In Computing and Caching, we saw how to use a MATERIALIZED VIEW to get a fixed snapshot of the data, and then easily REFRESH it to implement our cache invalidation policy.
This technique is well adapted to use cases where you want to rebuild your cache every once in a while, maybe every night, or several times a day, down to maybe every five minutes if the refreshing of the cache is really fast.
In PostgreSQL Event Based Processing we saw how to use TRIGGERs to maintain a transactionally correct cache, and the impact of such a choice on the scalability properties of your database backend.
This solution is well suited to use case where the application only receives a small amount of UPDATE traffic, and quite far apart, and can’t tolerate any lag when using the cache.

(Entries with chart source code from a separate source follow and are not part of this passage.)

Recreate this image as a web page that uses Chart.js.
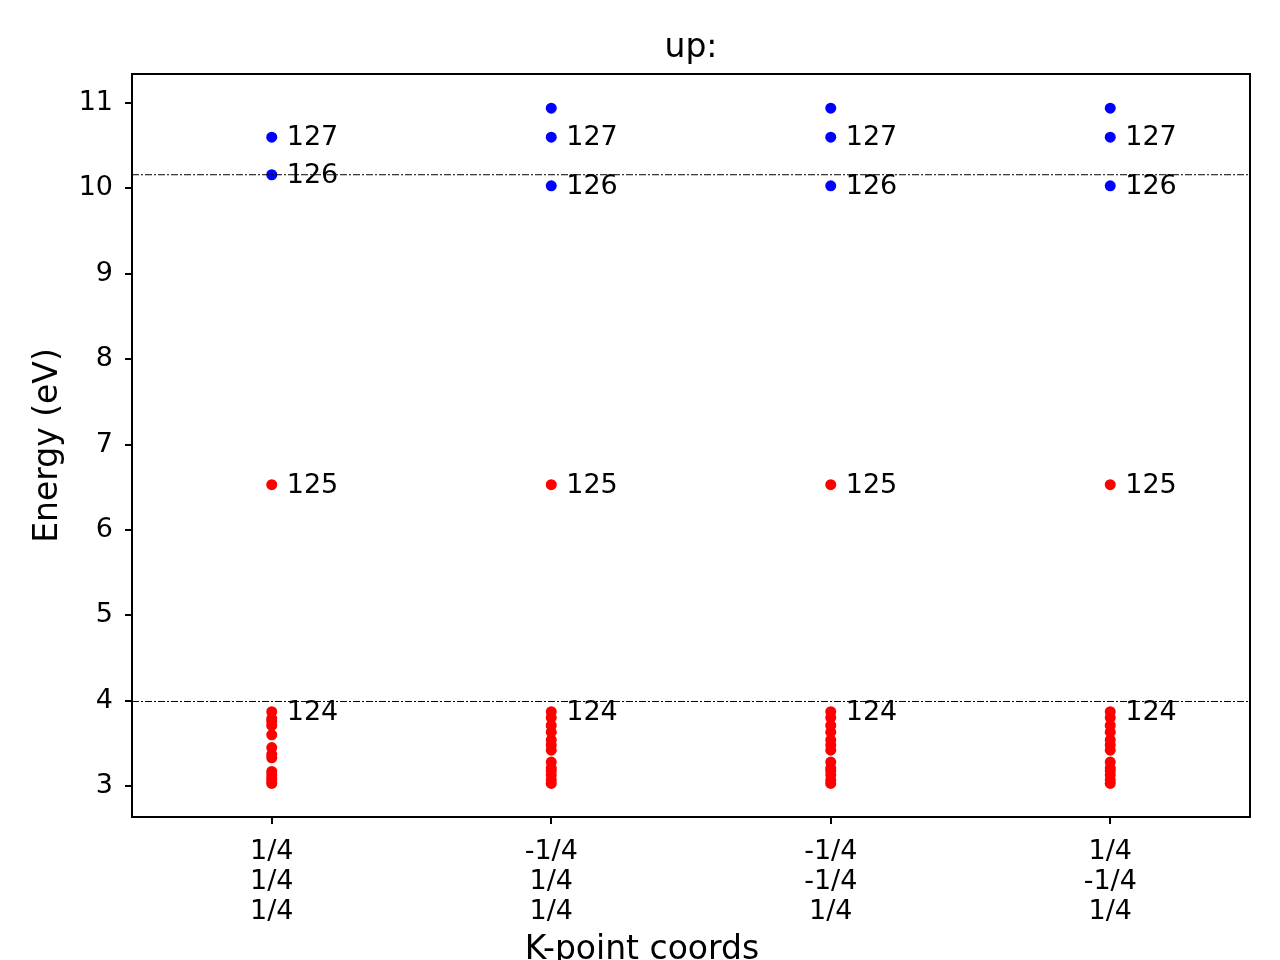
<!DOCTYPE html>
<html>
<head>
<meta charset="utf-8">
<script src="https://cdn.jsdelivr.net/npm/chart.js@4.4.1/dist/chart.umd.min.js"></script>
<style>
  html, body { margin: 0; padding: 0; background: #fff; }
  #wrap { width: 1280px; height: 960px; }
</style>
</head>
<body>
<div id="wrap"><canvas id="myChart1" width="1280" height="960"></canvas></div>
<script>
// k-points (columns) and their tick labels
var kLabels = [
	['1/4', '1/4', '1/4'],
	['-1/4', '1/4', '1/4'],
	['-1/4', '-1/4', '1/4'],
	['1/4', '-1/4', '1/4']
];

// occupied bands below 124 at each k-point
var lowBands = [
	[3.03, 3.06, 3.09, 3.13, 3.17, 3.33, 3.37, 3.45, 3.60, 3.71, 3.76, 3.79],
	[3.03, 3.07, 3.13, 3.18, 3.21, 3.28, 3.42, 3.48, 3.54, 3.63, 3.71, 3.80],
	[3.03, 3.07, 3.13, 3.18, 3.21, 3.28, 3.42, 3.48, 3.54, 3.63, 3.71, 3.80],
	[3.03, 3.07, 3.13, 3.18, 3.21, 3.28, 3.42, 3.48, 3.54, 3.63, 3.71, 3.80]
];

// labelled bands
var band124 = [3.87, 3.87, 3.87, 3.87];
var band125 = [6.53, 6.53, 6.53, 6.53];
var band126 = [10.16, 10.03, 10.03, 10.03];
var band127 = [10.60, 10.60, 10.60, 10.60];
var band128 = [null, 10.94, 10.94, 10.94];

var labelled = [
	{ name: '124', values: band124 },
	{ name: '125', values: band125 },
	{ name: '126', values: band126 },
	{ name: '127', values: band127 }
];

// dash-dot reference levels
var refLevels = [3.99, 10.16];

var yTicks = [3, 4, 5, 6, 7, 8, 9, 10, 11];

var FONT = "'DejaVu Sans', sans-serif";

(function() {
	var occupied = [];
	var empty = [];
	for (var k = 0; k < kLabels.length; k++) {
		lowBands[k].forEach(function(e) { occupied.push({ x: k, y: e }); });
		occupied.push({ x: k, y: band124[k] });
		occupied.push({ x: k, y: band125[k] });
		empty.push({ x: k, y: band126[k] });
		empty.push({ x: k, y: band127[k] });
		if (band128[k] !== null) empty.push({ x: k, y: band128[k] });
	}

	var refSets = refLevels.map(function(v) {
		return {
			type: 'line',
			data: [{ x: -0.5, y: v }, { x: kLabels.length - 0.5, y: v }],
			borderColor: '#000',
			borderWidth: 1,
			borderDash: [7, 2, 2, 2],
			pointRadius: 0,
			order: 0
		};
	});

	var textPlugin = {
		id: 'texts',
		afterDatasetsDraw: function(chart) {
			var c = chart.ctx;
			var a = chart.chartArea;
			var xs = chart.scales.x, ys = chart.scales.y;
			c.save();
			c.fillStyle = '#000';
			c.textBaseline = 'middle';
			c.textAlign = 'left';
			c.font = '27px ' + FONT;
			labelled.forEach(function(b) {
				b.values.forEach(function(v, k) {
					if (v === null) return;
					c.fillText(b.name, xs.getPixelForValue(k) + 15, ys.getPixelForValue(v) + 1);
				});
			});
			// frame
			c.strokeStyle = '#000';
			c.lineWidth = 2;
			c.strokeRect(a.left, a.top, a.right - a.left, a.bottom - a.top);
			// titles
			c.textAlign = 'center';
			c.font = '33px ' + FONT;
			c.fillText('up:', (a.left + a.right) / 2, 48);
			c.fillText('K-point coords', 642, 950);
			c.translate(48, (a.top + a.bottom) / 2);
			c.rotate(-Math.PI / 2);
			c.fillText('Energy (eV)', 0, 0);
			c.restore();
		}
	};

	var ctx = document.getElementById('myChart1').getContext('2d');
	new Chart(ctx, {
		type: 'scatter',
		data: {
			datasets: [
				{ data: occupied, backgroundColor: '#ff0000', pointRadius: 5.5, borderWidth: 0, order: 1 },
				{ data: empty, backgroundColor: '#0000ff', pointRadius: 5.5, borderWidth: 0, order: 1 }
			].concat(refSets)
		},
		options: {
			responsive: false,
			animation: false,
			events: [],
			layout: { padding: { top: 74, right: 30, left: 0, bottom: 0 } },
			plugins: { legend: { display: false }, tooltip: { enabled: false }, title: { display: false } },
			scales: {
				x: {
					type: 'linear',
					min: -0.5,
					max: kLabels.length - 0.5,
					afterBuildTicks: function(s) {
						s.ticks = kLabels.map(function(l, i) { return { value: i }; });
					},
					afterFit: function(s) { s.height = 143; },
					ticks: {
						color: '#000',
						font: { family: FONT, size: 27, lineHeight: 1.11 },
						padding: 13,
						maxRotation: 0,
						autoSkip: false,
						callback: function(v) { return kLabels[Math.round(v)]; }
					},
					grid: { drawOnChartArea: false, drawTicks: true, tickLength: 7, color: '#000', lineWidth: 2 },
					border: { display: true, color: '#000', width: 2 }
				},
				y: {
					min: 2.637,
					max: 11.34,
					afterBuildTicks: function(s) {
						s.ticks = yTicks.map(function(v) { return { value: v }; });
					},
					afterFit: function(s) { s.width = 132; },
					ticks: {
						color: '#000',
						font: { family: FONT, size: 27 },
						padding: 12,
						callback: function(v) { return String(v); }
					},
					grid: { drawOnChartArea: false, drawTicks: true, tickLength: 7, color: '#000', lineWidth: 2 },
					border: { display: true, color: '#000', width: 2 }
				}
			}
		},
		plugins: [textPlugin]
	});
})();
</script>
</body>
</html>
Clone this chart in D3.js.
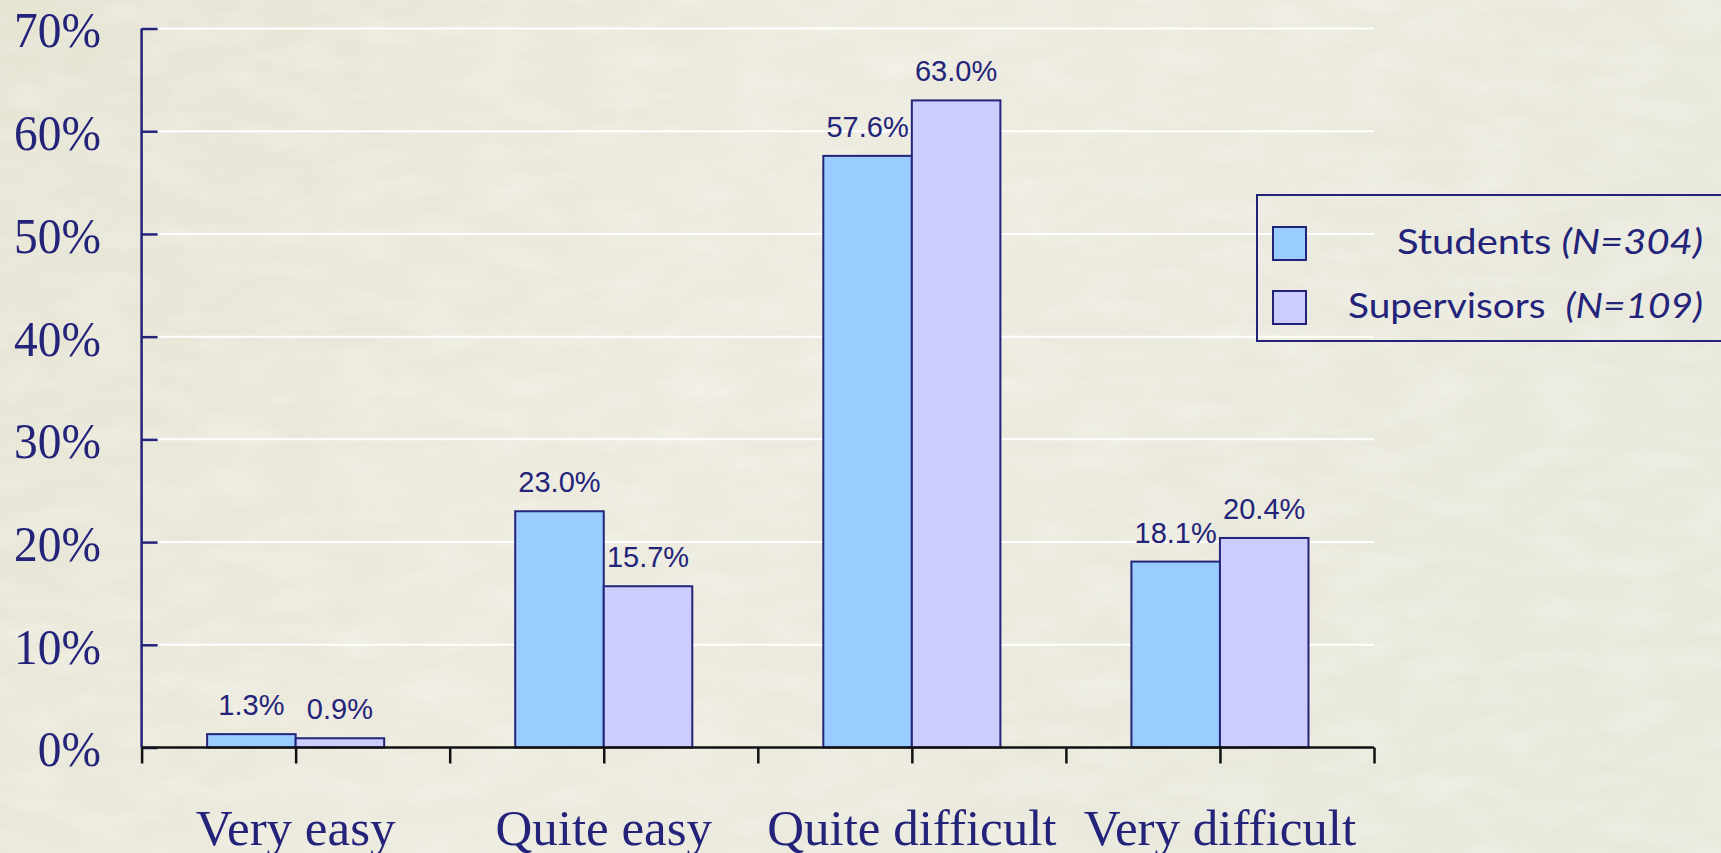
<!DOCTYPE html>
<html><head><meta charset="utf-8">
<script src="https://cdn.jsdelivr.net/npm/d3@7"></script>
<style>
html,body{margin:0;padding:0;overflow:hidden;background:#ecEAde;}
svg{display:block;}
</style></head>
<body>
<svg id="chart" width="1721" height="853"></svg>
<script>
const categories = ["Very easy", "Quite easy", "Quite difficult", "Very difficult"];
const seriesNames = ["Students", "Supervisors"];
const seriesN = ["(N=304)", "(N=109)"];
const students = [1.3, 23.0, 57.6, 18.1];
const supervisors = [0.9, 15.7, 63.0, 20.4];
const yTicks = [0, 10, 20, 30, 40, 50, 60, 70];

const colors = ["#99ccff", "#ccccff"];
const navy = "#23237a";

const svg = d3.select("#chart");
const W = 1721, H = 853;

// background
const defs = svg.append("defs");
const grad = defs.append("linearGradient").attr("id","bg").attr("x1","0").attr("y1","0").attr("x2","1").attr("y2","0.3");
grad.append("stop").attr("offset","0").attr("stop-color","#e6e4d3");
grad.append("stop").attr("offset","0.5").attr("stop-color","#edebdf");
grad.append("stop").attr("offset","1").attr("stop-color","#e9e8dc");
const filt = defs.append("filter").attr("id","tex").attr("x","0").attr("y","0").attr("width","1").attr("height","1");
filt.append("feTurbulence").attr("type","fractalNoise").attr("baseFrequency","0.015 0.04").attr("numOctaves","3").attr("seed","4").attr("result","n");
filt.append("feColorMatrix").attr("in","n").attr("type","matrix")
  .attr("values","0 0 0 0 1  0 0 0 0 1  0 0 0 0 0.97  0 0 0 1.2 -0.45");
svg.append("rect").attr("width",W).attr("height",H).attr("fill","url(#bg)");
svg.append("rect").attr("width",W).attr("height",H).attr("fill","#fff").attr("filter","url(#tex)").attr("opacity",0.45);

const x0 = 141.6, x1 = 1374, yTop = 28.5, yBot = 747.5;
const x = d3.scaleBand().domain(categories).range([x0, x1]).padding(0);
const xs = d3.scaleBand().domain(seriesNames).range([0, x.bandwidth()]).paddingInner(0).paddingOuter(0.74);
const y = d3.scaleLinear().domain([0, 70]).range([yBot, yTop]);

// gridlines
svg.append("g").selectAll("line").data(yTicks.filter(d => d > 0)).join("line")
  .attr("x1", x0).attr("x2", x1)
  .attr("y1", d => y(d)).attr("y2", d => y(d))
  .attr("stroke", "#ffffff").attr("stroke-width", 2);

// bars
const data = categories.map((c, i) => ({cat: c, vals: [students[i], supervisors[i]]}));
const groups = svg.append("g").selectAll("g").data(data).join("g")
  .attr("transform", d => `translate(${x(d.cat)},0)`);
groups.selectAll("rect").data(d => d.vals.map((v, j) => ({s: seriesNames[j], v, j}))).join("rect")
  .attr("x", d => xs(d.s)).attr("width", xs.bandwidth())
  .attr("y", d => y(d.v)).attr("height", d => yBot - y(d.v))
  .attr("fill", d => colors[d.j]).attr("stroke", navy).attr("stroke-width", 2);
groups.selectAll("text").data(d => d.vals.map((v, j) => ({s: seriesNames[j], v, j}))).join("text")
  .attr("x", d => xs(d.s) + xs.bandwidth() / 2)
  .attr("y", d => y(d.v) - 19)
  .attr("text-anchor", "middle")
  .attr("font-family", "'Liberation Sans', Arial, sans-serif")
  .attr("font-size", 29).attr("fill", navy)
  .text(d => d.v.toFixed(1) + "%");

// y axis
const yAxis = d3.axisRight(y).tickValues(yTicks).tickSize(16).tickFormat("");
const ya = svg.append("g").attr("transform", `translate(${x0},0)`).call(yAxis);
ya.selectAll("path.domain").attr("stroke", navy).attr("stroke-width", 2.5).attr("d", `M0,${yTop}V${yBot}`);
ya.selectAll(".tick line").attr("stroke", navy).attr("stroke-width", 2.5);
svg.append("g").selectAll("text").data(yTicks).join("text")
  .attr("x", 101).attr("y", d => y(d) + 19)
  .attr("text-anchor", "end")
  .attr("font-family", "'Liberation Serif', 'Times New Roman', serif")
  .attr("font-size", 51).attr("fill", navy)
  .attr("transform", `translate(101,0) scale(0.93,1) translate(-101,0)`)
  .text(d => d + "%");

// x axis with ticks at band edges and centers
const tickPos = [];
categories.forEach(c => { tickPos.push(x(c)); tickPos.push(x(c) + x.bandwidth() / 2); });
tickPos.push(x1);
const xPos = d3.scaleLinear().domain([x0, x1]).range([x0, x1]);
const xAxis = d3.axisBottom(xPos).tickValues(tickPos).tickSize(16).tickFormat("");
const xa = svg.append("g").attr("transform", `translate(0,${yBot})`).call(xAxis);
xa.selectAll("path.domain").attr("stroke", "#111").attr("stroke-width", 2.5).attr("d", `M${x0},0H${x1}`);
xa.selectAll(".tick line").attr("stroke", "#111").attr("stroke-width", 2.5);
svg.append("g").selectAll("text").data(categories).join("text")
  .attr("x", d => x(d) + x.bandwidth() / 2).attr("y", 845)
  .attr("text-anchor", "middle")
  .attr("font-family", "'Liberation Serif', 'Times New Roman', serif")
  .attr("font-size", 51).attr("fill", navy)
  .text(d => d);

// legend
const lg = svg.append("g");
lg.append("rect").attr("x", 1257).attr("y", 195).attr("width", 520).attr("height", 146)
  .attr("fill", "none").attr("stroke", navy).attr("stroke-width", 2);
const legY = [243, 307];
const legStart = [1397, 1348];
seriesNames.forEach((s, i) => {
  lg.append("rect").attr("x", 1273).attr("y", legY[i] - 16).attr("width", 33).attr("height", 33)
    .attr("fill", colors[i]).attr("stroke", navy).attr("stroke-width", 2);
  const t = lg.append("text").attr("x", legStart[i]).attr("y", legY[i] + 11)
    .attr("font-family", "'Lato', 'Open Sans', sans-serif")
    .attr("font-size", 34).attr("fill", navy).attr("xml:space", "preserve")
    .attr("textLength", 1703 - legStart[i]).attr("lengthAdjust", "spacingAndGlyphs");
  t.append("tspan").text(s + (i === 1 ? "  " : " "));
  t.append("tspan").attr("font-style", "italic").text(seriesN[i]);
});
</script>
</body></html>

In PostgreSQL LISTEN/NOTIFY we saw how to build an online cache maintenance service with PostgreSQL’s advanced notification features.
This solution is well suited to use cases where a small amount of lag can be tolerated, up to maybe some seconds, most typically measured in the hundreds of milliseconds.

Adding to this cache management facilities, today’s article shows how to manage batch updates to your data set in a cincurrency safe way, thanks to the INSERT … ON CONFLICT … DO UPDATE, documented as part of the INSERT command.

Again, we see that core PostgreSQL features allow application developers to build exactly the facility they need. PostgreSQL really is YeSQL!